Other Common Names: Cape Hunting Dog, Painted Dog
Genus & Species: Lycaon pictus
Listed as Critically Endangered on the IUCN Red List.
Although formerly distributed throughout sub-Saharan Africa, the range of African wild dogs has been greatly reduced. The largest populations remain in Botswana, Zimbabwe, Namibia, Zambia, Tanzania, and Mozambique.
African wild dogs can occupy a variety of habitats including plains, semi-desert, woodlands, upland forest, and bushy savanna.
Pack home ranges can be as large as 2000 square kilometers but are often restricted to areas of less than 200 square kilometers. African wild dogs live in packs led by a monogamous breeding pair. Pack size ranges from 2 to 40 individuals, with a successful pack averaging 7–15 members. Packs are composed of related sexes. New packs are formed when subgroups of the same sex, usually siblings, disperse and join a group of the opposite sex. Offspring usually remain within their pack until two years of age. Packs are quite altruistic and have been documented sharing food and assisting weak and ill members. Although they are primarily diurnal, African wild dogs exhibit crepuscular hunting behavior, venturing out at dusk and dawn when the weather is cooler and they are less likely to confront other predators.
35-80 pounds (average 55 lbs.). They are 35-50 inches from head to body. Their height at the shoulder is 27–35 inches.
Approximately 10 years in the wild.
Lycanon pictus, translates to “painted wolf” as African wild dogs have a colorful, mottled coat in shades of red, black, brown, white, and yellow. No two wild dogs are marked the same, making individual identification rather easy. The fur covering their body is short, except for the neck where it is slightly longer. They have large bat-like ears and a bushy tail with a white tip. These slender, long-legged canines have only four toes per foot, unlike other dogs, which have five toes on their forefeet.
- Ecology, Adaptations, Etc:
Pack size is extremely important to the overall success of African wild dogs. While they are excellent hunters, their success is dependent on cooperative chases led by the dominant male. Wild dogs will chase the prey item until it tires and they will eventually disembowel the prey. Larger packs increase the variety of prey they can subdue and decrease the odds individual dogs will fatigue.
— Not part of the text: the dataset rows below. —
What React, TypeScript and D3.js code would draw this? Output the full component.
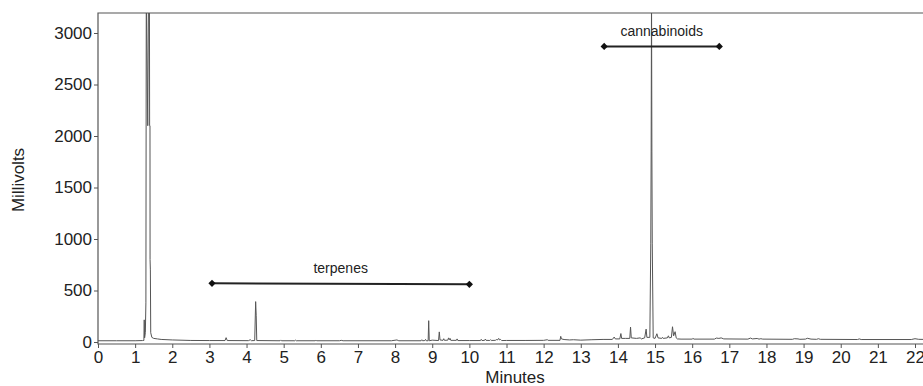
import React, { useRef, useEffect } from 'react';
import * as d3 from 'd3';

// retention time (min), detector response (mV)
const solventPeak: [number, number][] = [
  [0, 12], [0.5, 12], [1.0, 12], [1.2, 14], [1.235, 15], [1.245, 215], [1.255, 40],
  [1.275, 90], [1.29, 380], [1.3, 3400], [1.34, 2100], [1.36, 3400], [1.385, 3400],
  [1.39, 2100], [1.4, 2100], [1.402, 800], [1.41, 700], [1.42, 90], [1.45, 45],
  [1.5, 35], [1.6, 30], [1.7, 25], [2.0, 20]
];

const terpeneTrace: [number, number][] = [
  [2.5, 15], [3.0, 14], [3.42, 14], [3.45, 42], [3.48, 14], [4.05, 13], [4.1, 22],
  [4.13, 13], [4.22, 14], [4.245, 392], [4.26, 260], [4.275, 14], [4.9, 12], [4.92, 20],
  [4.94, 12], [5.3, 12], [5.32, 18], [5.34, 12], [5.85, 12], [5.87, 18], [5.89, 12],
  [6.5, 12], [6.55, 16], [6.6, 12], [7.9, 12], [8.05, 20], [8.1, 12], [8.7, 12],
  [8.72, 22], [8.74, 12], [8.8, 14], [8.82, 25], [8.84, 12], [8.89, 12], [8.905, 207],
  [8.92, 12], [9.0, 18], [9.17, 14], [9.19, 98], [9.21, 20], [9.29, 16], [9.31, 32],
  [9.33, 16], [9.42, 18], [9.44, 40], [9.46, 22], [9.48, 35], [9.5, 16], [9.65, 16],
  [9.67, 30], [9.69, 14], [10.0, 14], [10.3, 14], [10.32, 26], [10.34, 14], [10.41, 16],
  [10.43, 28], [10.45, 16], [10.55, 15], [10.57, 22], [10.59, 15], [10.7, 16],
  [10.73, 24], [10.75, 18], [10.79, 35], [10.81, 20], [10.84, 25], [10.87, 14],
  [11.0, 15], [11.5, 15], [12.0, 16], [12.1, 22], [12.12, 16]
];

const cannabinoidTrace: [number, number][] = [
  [12.44, 16], [12.46, 55], [12.48, 30], [12.55, 24], [12.7, 20], [12.8, 22], [13.0, 18],
  [13.3, 22], [13.6, 25], [13.85, 25], [13.9, 48], [13.93, 30], [14.05, 30], [14.08, 82],
  [14.1, 35], [14.2, 35], [14.32, 35], [14.34, 145], [14.36, 40], [14.5, 35], [14.6, 40],
  [14.63, 30], [14.72, 40], [14.76, 125], [14.78, 45], [14.86, 45], [14.885, 960],
  [14.895, 1845], [14.905, 3400], [14.915, 1845], [14.925, 960], [14.95, 40], [15.0, 35],
  [15.05, 80], [15.08, 40], [15.18, 35], [15.2, 45], [15.22, 35], [15.33, 40], [15.36, 60],
  [15.38, 40], [15.44, 45], [15.47, 148], [15.5, 60], [15.54, 100], [15.57, 40], [15.6, 30],
  [15.7, 28], [16.0, 28], [16.02, 35], [16.05, 28]
];

const tailTrace: [number, number][] = [
  [16.6, 28], [16.65, 38], [16.72, 35], [16.78, 40], [16.85, 30], [17.5, 28], [17.57, 38],
  [17.62, 30], [17.75, 34], [17.8, 28], [17.85, 32], [17.9, 28], [18.7, 26], [18.75, 32],
  [18.85, 30], [18.9, 26], [19.05, 28], [19.1, 36], [19.2, 28], [19.35, 26], [19.4, 32],
  [19.45, 26], [20.45, 24], [20.5, 30], [20.55, 24], [21.9, 24], [22.0, 32], [22.1, 26],
  [22.4, 24]
];

const xTicks = d3.range(0, 23);
const yTicks = [0, 500, 1000, 1500, 2000, 2500, 3000];

// labelled ranges: [start min, end min, mV level at start, mV level at end]
const regionNames = ['terpenes', 'cannabinoids'];
const regionStart = [3.07, 13.63];
const regionEnd = [10.0, 16.73];
const regionLevelStart = [570, 2870];
const regionLevelEnd = [560, 2870];

const Chromatogram: React.FC = () => {
  const svgRef = useRef<SVGSVGElement | null>(null);

  useEffect(() => {
    const svg = d3.select(svgRef.current);
    svg.selectAll('*').remove();
    const width = 923;
    const height = 386;
    const plotTop = 13;
    const plotBottom = 344;
    const plotLeft = 98;

    svg.attr('width', width).attr('height', height);

    const x = d3.scaleLinear().domain([0, 22]).range([plotLeft, 915]);
    const y = d3.scaleLinear().domain([0, 3000]).range([342, 33]);

    svg.append('clipPath').attr('id', 'plot-clip')
      .append('rect')
      .attr('x', plotLeft).attr('y', plotTop)
      .attr('width', width - plotLeft).attr('height', plotBottom - plotTop);

    const trace = [...solventPeak, ...terpeneTrace, ...cannabinoidTrace, ...tailTrace];
    const line = d3.line<[number, number]>().x(d => x(d[0])).y(d => y(d[1]));

    svg.append('path')
      .datum(trace)
      .attr('clip-path', 'url(#plot-clip)')
      .attr('d', line)
      .attr('fill', 'none')
      .attr('stroke', '#555')
      .attr('stroke-width', 1);

    // frame
    svg.append('path')
      .attr('d', `M${width + 5},${plotTop}H${plotLeft}V${plotBottom}H${width + 5}`)
      .attr('fill', 'none')
      .attr('stroke', '#555')
      .attr('stroke-width', 1.2);

    const font = '"Liberation Sans", Arial, sans-serif';

    const yAxis = svg.append('g')
      .attr('transform', `translate(${plotLeft},0)`)
      .call(d3.axisLeft(y).tickValues(yTicks).tickSize(4).tickSizeOuter(0).tickPadding(2).tickFormat(d3.format('d')));
    yAxis.select('.domain').remove();

    const xAxis = svg.append('g')
      .attr('transform', `translate(0,${plotBottom})`)
      .call(d3.axisBottom(x).tickValues(xTicks).tickSize(4).tickSizeOuter(0).tickPadding(3).tickFormat(d3.format('d')));
    xAxis.select('.domain').remove();

    [yAxis, xAxis].forEach(g => {
      g.selectAll('line').attr('stroke', '#555');
      g.selectAll('text')
        .style('font-family', font)
        .style('font-size', '17px')
        .attr('fill', '#222');
    });

    svg.append('text')
      .attr('x', 515)
      .attr('y', 383)
      .attr('text-anchor', 'middle')
      .style('font-family', font)
      .style('font-size', '17px')
      .attr('fill', '#222')
      .text('Minutes');

    svg.append('text')
      .attr('transform', 'translate(24,180) rotate(-90)')
      .attr('text-anchor', 'middle')
      .style('font-family', font)
      .style('font-size', '17px')
      .attr('fill', '#222')
      .text('Millivolts');

    // region brackets
    const diamond = d3.symbol().type(d3.symbolSquare).size(26);
    regionNames.forEach((name, i) => {
      const x0 = x(regionStart[i]);
      const x1 = x(regionEnd[i]);
      const y0 = y(regionLevelStart[i]);
      const y1 = y(regionLevelEnd[i]);
      svg.append('line')
        .attr('x1', x0).attr('y1', y0)
        .attr('x2', x1).attr('y2', y1)
        .attr('stroke', '#222')
        .attr('stroke-width', 2);
      [[x0, y0], [x1, y1]].forEach(([cx, cy]) => {
        svg.append('path')
          .attr('d', diamond())
          .attr('transform', `translate(${cx},${cy}) rotate(45)`)
          .attr('fill', '#111');
      });
      svg.append('text')
        .attr('x', (x0 + x1) / 2)
        .attr('y', Math.min(y0, y1) - 10)
        .attr('text-anchor', 'middle')
        .style('font-family', font)
        .style('font-size', '14px')
        .attr('fill', '#222')
        .text(name);
    });
  }, []);

  return <svg ref={svgRef} style={{ position: 'absolute', left: 0, top: 0 }}></svg>;
};

export default function App() {
  return <Chromatogram />;
}
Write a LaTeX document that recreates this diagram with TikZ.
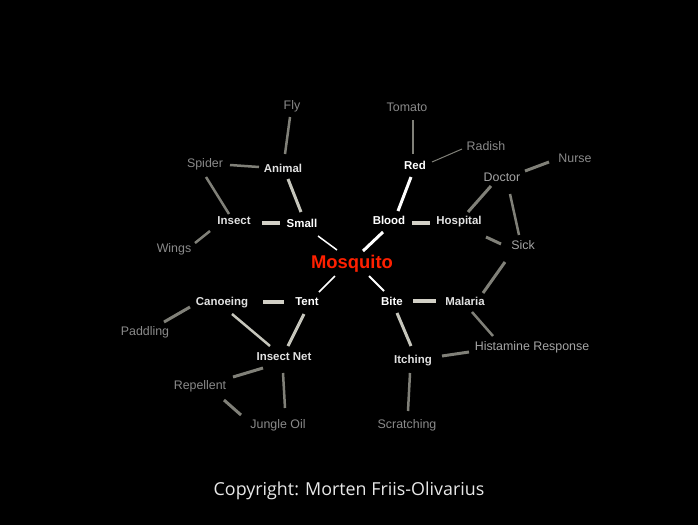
\documentclass[tikz,border=0pt]{standalone}
\usepackage{fontspec}
\usetikzlibrary{calc}
\setmainfont{Liberation Sans}
\newfontfamily\copyfont{Open Sans}
\definecolor{outergray}{RGB}{138,138,138}
\definecolor{midgray}{RGB}{165,165,165}
\definecolor{innertext}{RGB}{225,225,225}
\definecolor{edgegray}{RGB}{128,128,120}
\definecolor{edgelight}{RGB}{198,198,188}
\definecolor{edgethick}{RGB}{210,208,198}
\definecolor{mosqred}{RGB}{255,32,0}
\definecolor{copygray}{RGB}{232,232,232}
\begin{document}
\begin{tikzpicture}[x=0.75pt,y=-0.75pt,
  lbl/.style={inner xsep=3pt,inner ysep=2pt,text height=6.6pt,text depth=0.4pt,font=\fontsize{9.3}{10}\selectfont},
  outerlbl/.style={lbl,text=outergray},
  midlbl/.style={lbl,text=midgray},
  innerlbl/.style={lbl,text=innertext,font=\fontsize{8.6}{10}\selectfont\bfseries},
  toplbl/.style={lbl,text=white,font=\fontsize{8.6}{10}\selectfont\bfseries},
  centrelbl/.style={inner xsep=4pt,inner ysep=5pt,text=mosqred,font=\fontsize{13.8}{16}\selectfont\bfseries},
  gline/.style={draw=edgegray,line width=2.5*0.75pt},
  lline/.style={draw=edgelight,line width=3*0.75pt},
  tline/.style={draw=edgethick,line width=4.5*0.75pt},
  wline/.style={draw=white}
]
\fill[black] (0,0) rectangle (698,525);
\useasboundingbox (0,0) rectangle (698,525);

\node[centrelbl] (mosq) at (352,264) {Mosquito};
% first ring
\node[toplbl] (small) at (302,223) {Small};
\node[toplbl] (blood) at (389,220) {Blood};
\node[toplbl] (tent) at (307,301) {Tent};
\node[toplbl] (bite) at (392,301) {Bite};
\node[toplbl] (red) at (415,165) {Red};
% second ring
\node[innerlbl] (animal) at (283,168) {Animal};
\node[innerlbl] (insect) at (234,220) {Insect};
\node[innerlbl] (hospital) at (459,220) {Hospital};
\node[innerlbl] (malaria) at (465,301) {Malaria};
\node[innerlbl] (itching) at (413,359) {Itching};
\node[innerlbl] (canoeing) at (222,301) {Canoeing};
\node[innerlbl] (inet) at (284,356) {Insect Net};
% outer
\node[outerlbl] (fly) at (292,105) {Fly};
\node[outerlbl] (spider) at (205,163) {Spider};
\node[outerlbl] (wings) at (174,248) {Wings};
\node[outerlbl] (tomato) at (407,107) {Tomato};
\node[outerlbl] (radish) at (486,146) {Radish};
\node[midlbl] (doctor) at (502,177) {Doctor};
\node[outerlbl] (nurse) at (575,158) {Nurse};
\node[midlbl] (sick) at (523,245) {Sick};
\node[midlbl] (hist) at (532,346) {Histamine Response};
\node[outerlbl] (scratch) at (407,424) {Scratching};
\node[outerlbl] (paddling) at (145,331) {Paddling};
\node[outerlbl] (repel) at (200,385) {Repellent};
\node[outerlbl] (jungle) at (278,424) {Jungle Oil};

\node[text=copygray,font=\copyfont\fontsize{13.4}{16}\selectfont,inner sep=0pt] (copy) at (349,491) {Copyright: Morten Friis-Olivarius};

% centre links
\draw[wline,line width=1.5*0.75pt] ($(small)+(16,13)$) -- ($(mosq)+(-15,-14)$);
\draw[wline,line width=3*0.75pt] ($(blood)+(-6,12)$) -- ($(mosq)+(11,-13)$);
\draw[wline,line width=1.5*0.75pt] ($(tent)+(12,-9)$) -- ($(mosq)+(-17,12)$);
\draw[wline,line width=2*0.75pt] ($(bite)+(-8,-10)$) -- ($(mosq)+(17,12)$);
\draw[wline,line width=3*0.75pt] ($(red)+(-4,12)$) -- ($(blood)+(9,-9)$);
% thick horizontals
\draw[tline] ($(insect)+(28,3)$) -- ($(small)+(-22,0)$);
\draw[tline] ($(blood)+(23,3)$) -- ($(hospital)+(-29,3)$);
\draw[tline] ($(canoeing)+(41,1)$) -- ($(tent)+(-23,1)$);
\draw[tline] ($(bite)+(21,0)$) -- ($(malaria)+(-29,0)$);
% light links
\draw[lline] ($(animal)+(5,11)$) -- ($(small)+(-1,-11)$);
\draw[lline,line width=2.5*0.75pt] ($(canoeing)+(10,13)$) -- ($(inet)+(-14,-10)$);
\draw[lline] ($(tent)+(-3,13)$) -- ($(inet)+(4,-10)$);
\draw[lline] ($(bite)+(5,12)$) -- ($(itching)+(-2,-13)$);
% gray links
\draw[gline] ($(fly)+(-2,12)$) -- ($(animal)+(2,-14)$);
\draw[gline] ($(spider)+(25,2)$) -- ($(animal)+(-24,-1)$);
\draw[gline] ($(spider)+(1,14)$) -- ($(insect)+(-5,-6)$);
\draw[gline] ($(insect)+(-24,11)$) -- ($(wings)+(21,-5)$);
\draw[gline] ($(tomato)+(6,13)$) -- ($(red)+(-2,-11)$);
\draw[gline,line width=1*0.75pt] ($(red)+(17,-3)$) -- ($(radish)+(-24,3)$);
\draw[gline,line width=3*0.75pt] ($(doctor)+(23,-6)$) -- ($(nurse)+(-26,4)$);
\draw[gline,line width=3*0.75pt] ($(doctor)+(-11,9)$) -- ($(hospital)+(9,-8)$);
\draw[gline] ($(doctor)+(8,17)$) -- ($(sick)+(-4,-10)$);
\draw[gline,line width=3*0.75pt] ($(hospital)+(27,17)$) -- ($(sick)+(-22,-1)$);
\draw[gline,line width=3*0.75pt] ($(malaria)+(18,-8)$) -- ($(sick)+(-18,17)$);
\draw[gline] ($(malaria)+(7,11)$) -- ($(hist)+(-39,-10)$);
\draw[gline,line width=3*0.75pt] ($(itching)+(29,-3)$) -- ($(hist)+(-63,6)$);
\draw[gline] ($(itching)+(-3,14)$) -- ($(scratch)+(1,-13)$);
\draw[gline,line width=3*0.75pt] ($(canoeing)+(-32,6)$) -- ($(paddling)+(19,-9)$);
\draw[gline,line width=3*0.75pt] ($(inet)+(-21,12)$) -- ($(repel)+(33,-8)$);
\draw[gline] ($(inet)+(-1,17)$) -- ($(jungle)+(7,-16)$);
\draw[gline,line width=3*0.75pt] ($(repel)+(24,15)$) -- ($(jungle)+(-37,-9)$);
\end{tikzpicture}
\end{document}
When deciding on a hunt, wild dogs have been documented to sneeze to cast their vote of when it is time head out. A certain percentage of sneezes are needed by the pack before they move on, acting like a quorum. If the dominant male or female are involved in the vote, a fewer number of other pack members are needed to decide.
Wild dogs are not particularly territorial as they do not regularly mark their territory with urine and are tolerant of scavengers at their kills. One exception to this is spotted hyenas, as African wild dogs have been documented to defend carcasses from them. In general, wild dogs tend to avoid areas with lions since they cannot easily defend themselves. Possible adaptations to living with lions include maintaining larger pack sizes to allow babysitters to remain with the young during hunting or producing larger litters to sustain a certain amount of mortality. Lions will not only easily steal kills from African wild dogs, but some studies suggest that lions may kill up to 32 percent of African wild dogs.
- Conservation Issues:
There are an estimated 6,600 adult wild dogs in 39 subpopulations range-wide. Habitat fragmentation is the biggest threat to their persistence due to large home range requirements. Wild dogs often need to cross roads or leave preserve lands to satisfy their resource needs. As a result, they suffer road mortality as well as cross into areas with competing predators such as lions and spotted hyenas. In addition, unjust human persecution threatens the species. People incorrectly believe they attack livestock and thus kill wild dogs. Poachers are also a threat, since many dogs are caught in snare traps set for other species. Furthermore, African wild dogs are susceptible to contagious diseases from domestic dogs, such as distemper and rabies.